As you look at guys go through their careers, you see a lot of them slowing down as they get older. For me at Indy, I didn't really slow down, but what got me to thinking I should retire was that I couldn't really feel where the edge was, or at least, not to the same extent that I could in my best years. So the last few years, we were running back-up cars with some of the smaller teams. We'd run fast in the race, but sometimes you just couldn't feel where that edge was, and I think that's when you need to retire.
It wasn't the cars or the technology that blurred that feel that every racecar driver should have. I think it was more to do with the fact that, by the end, I wasn't running the full series. In my last few years there, the Indy 500 was pretty much my only race of the year, and I just couldn't feel that edge like I needed to. I'd like to think if I'd been doing the whole schedule, I'd have been stronger. You see, to go fast, you have to run right on the edge, and the problem is, it's a fine line between control and non-control. Some guys have to draw that line with a crayon so it's a wide line, and the good ones draw it with a sharp pencil so it's a real fine line. I was drawing that line with a pencil, but I started stepping over it too often, and I needed to be drawing it with crayon. Problem is, some of us are just slow learners, and it takes us 20 years to realize we can probably get hurt doing this.

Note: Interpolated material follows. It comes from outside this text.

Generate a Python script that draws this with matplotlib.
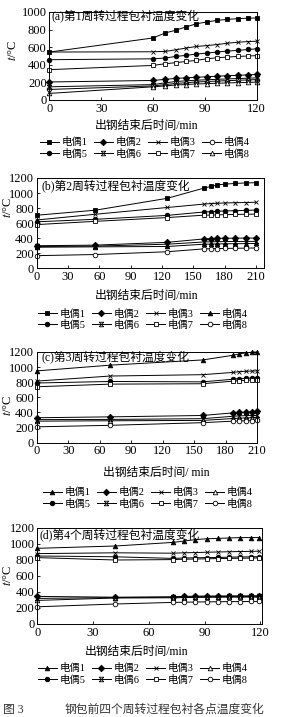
import matplotlib
matplotlib.use('Agg')
import matplotlib.pyplot as plt
from matplotlib.path import Path

plt.rcParams['font.family'] = ['Liberation Serif', 'Noto Sans CJK SC']
plt.rcParams['mathtext.fontset'] = 'stix'

# ---- data (temperature in degC, time in min) ----
time_a = [0, 60, 67, 73, 79, 85, 91, 97, 103, 109, 115, 120]
temp_a = [
    [545, 705, 762, 792, 830, 866, 886, 905, 916, 924, 930, 932],  # 1
    [205, 222, 235, 245, 252, 258, 264, 270, 276, 280, 286, 290],  # 2
    [545, 548, 552, 570, 590, 608, 618, 630, 645, 656, 664, 668],  # 3
    [120, 160, 175, 188, 196, 205, 210, 215, 220, 224, 228, 232],  # 4
    [458, 468, 477, 495, 507, 522, 533, 545, 556, 563, 574, 582],  # 5
    [150, 175, 195, 210, 218, 225, 230, 235, 240, 244, 248, 252],  # 6
    [345, 393, 412, 424, 438, 450, 468, 480, 488, 495, 500, 504],  # 7
    [75, 150, 160, 170, 176, 182, 186, 190, 194, 197, 200, 203],   # 8
]

time_b = [0, 56, 125, 160, 167, 173, 180, 190, 200, 210]
temp_b = [
    [705, 772, 930, 1065, 1088, 1108, 1118, 1128, 1134, 1138],
    [300, 308, 345, 390, 395, 398, 400, 400, 402, 402],
    [642, 718, 808, 853, 860, 864, 868, 872, 874, 878],
    [280, 285, 290, 320, 322, 324, 326, 327, 328, 330],
    [618, 651, 703, 748, 753, 758, 762, 766, 770, 774],
    [290, 295, 320, 350, 352, 354, 355, 356, 357, 358],
    [581, 624, 674, 706, 708, 710, 713, 716, 718, 720],
    [168, 183, 220, 258, 260, 262, 264, 266, 268, 270],
]

time_c = [0, 70, 158, 187, 193, 199, 205, 210]
temp_c = [
    [950, 1026, 1095, 1157, 1175, 1188, 1198, 1200],
    [330, 342, 360, 395, 400, 405, 410, 415],
    [815, 882, 900, 930, 940, 945, 948, 950],
    [285, 290, 295, 320, 325, 328, 330, 330],
    [790, 810, 805, 840, 848, 852, 856, 860],
    [305, 308, 318, 350, 355, 358, 360, 360],
    [740, 775, 780, 815, 820, 825, 830, 835],
    [210, 230, 265, 285, 288, 290, 292, 295],
]

time_d = [0, 42, 73, 79, 85, 91, 97, 103, 109, 115, 119]
temp_d = [
    [946, 975, 1020, 1037, 1055, 1065, 1070, 1075, 1080, 1080, 1080],
    [345, 335, 340, 345, 348, 350, 350, 352, 352, 352, 352],
    [880, 890, 885, 890, 893, 897, 900, 903, 906, 908, 910],
    [295, 325, 328, 330, 332, 334, 335, 336, 336, 337, 337],
    [850, 840, 820, 825, 828, 830, 832, 835, 838, 840, 842],
    [320, 330, 335, 338, 340, 342, 342, 344, 344, 345, 345],
    [830, 800, 805, 810, 812, 815, 818, 820, 822, 824, 826],
    [215, 250, 270, 272, 275, 277, 278, 280, 280, 282, 282],
]

labels = ['电偶%d' % i for i in range(1, 9)]
titles = ['(a)第1周转过程包衬温度变化', '(b)第2周转过程包衬温度变化',
          '(c)第3周转过程包衬温度变化', '(d)第4个周转过程包衬温度变化']
xlabels = ['出钢结束后时间/min', '出钢结束后时间/min',
           '出钢结束后时间/ min', '出钢结束后时间/min']

# x with bars top and bottom (thermocouple 6)
M, L = Path.MOVETO, Path.LINETO
star6 = Path([(-1, -1), (1, 1), (-1, 1), (1, -1), (-1, 1), (1, 1), (-1, -1), (1, -1)],
             [M, L, M, L, M, L, M, L])

# (marker, filled) per thermocouple for each panel
markers_a = [('s', 1), ('D', 1), ('x', 0), ('o', 0), ('o', 1), (star6, 0), ('s', 0), ('^', 0)]
markers_b = [('s', 1), ('D', 1), ('x', 0), ('^', 1), ('o', 1), (star6, 0), ('s', 0), ('o', 0)]
markers_c = [('^', 1), ('D', 1), ('x', 0), ('^', 0), ('o', 1), (star6, 0), ('s', 0), ('o', 0)]
markers_d = markers_c

W, H = 289, 717
fig = plt.figure(figsize=(W / 100, H / 100), dpi=100)


def fx(x):
    return x / W


def fy(y):
    return 1 - y / H


panels = [
    # data, markers, box (l, r, t, b) px, xlim, ylim, xtick max
    (time_a, temp_a, markers_a, (49.5, 256.7, 12, 100), 120, 1000, 120),
    (time_b, temp_b, markers_b, (36.7, 264, 178, 268.3), 217.7, 1200, 210),
    (time_c, temp_c, markers_c, (36.7, 257.3, 352, 442.7), 210, 1200, 210),
    (time_d, temp_d, markers_d, (37.3, 262.3, 528, 624), 121, 1200, 120),
]
# text positions in px
title_pos = [(51, 16), (41, 186), (41, 357), (39, 535)]
ylab_pos = [(13, 50), (8, 207), (8, 405), (8, 575)]
xlab_pos = [(147, 126), (147, 296), (156, 473), (137, 652)]
leg_pos = [(145, 148), (143, 319.5), (148, 498), (143, 674)]

for k, (t, temps, marks, box, xmax, ymax, xtmax) in enumerate(panels):
    l, r, tp, b = box
    ax = fig.add_axes([fx(l), fy(b), (r - l) / W, (b - tp) / H])
    lines = []
    for i in range(8):
        mk, filled = marks[i]
        ln, = ax.plot(t, temps[i], color='black', lw=0.7, marker=mk, ms=3.3,
                      mew=0.6, mfc='black' if filled else 'white',
                      mec='black', label=labels[i], clip_on=False)
        lines.append(ln)
    ax.set_xlim(0, xmax)
    ax.set_ylim(0, ymax)
    ax.set_xticks(range(0, xtmax + 1, 30))
    ax.set_yticks(range(0, ymax + 1, 200))
    ax.tick_params(direction='in', length=2, width=0.6, labelsize=9, pad=2)
    for sp in ax.spines.values():
        sp.set_linewidth(0.7)

    fig.text(fx(title_pos[k][0]), fy(title_pos[k][1]), titles[k],
             fontsize=8.5, va='center', ha='left')
    fig.text(fx(ylab_pos[k][0]), fy(ylab_pos[k][1]), r'$t$/°C',
             fontsize=9, rotation=90, va='center', ha='center')
    fig.text(fx(xlab_pos[k][0]), fy(xlab_pos[k][1]), xlabels[k],
             fontsize=8.5, va='center', ha='center')

    # legend fills column-wise, so reorder to get 1-4 on first row
    order = [0, 4, 1, 5, 2, 6, 3, 7]
    fig.legend([lines[i] for i in order], [labels[i] for i in order],
               loc='center', bbox_to_anchor=(fx(leg_pos[k][0]), fy(leg_pos[k][1])),
               ncol=4, frameon=False, fontsize=7.5, handlelength=1.8,
               handletextpad=0.3, columnspacing=0.6, labelspacing=0.1,
               borderpad=0, borderaxespad=0)

fig.text(fx(3), fy(710), '图 3', fontsize=8.5, va='center', ha='left', color='#333333')
fig.text(fx(65), fy(710), '钢包前四个周转过程包衬各点温度变化', fontsize=8.5,
         va='center', ha='left', color='#333333')

fig.savefig('out.png', dpi=100)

Having said that, I never went to Indianapolis thinking I couldn't win. I wasn't just turning up for the show. I always thought we had a shot, and although some years our equipment wasn't what we needed, the fact is that in 1983, we weren't optimistic about our equipment and yet we wound up winning the race. Indy is a strange bird, and you never know what to expect, so you just go as hard as you can for as long as you can.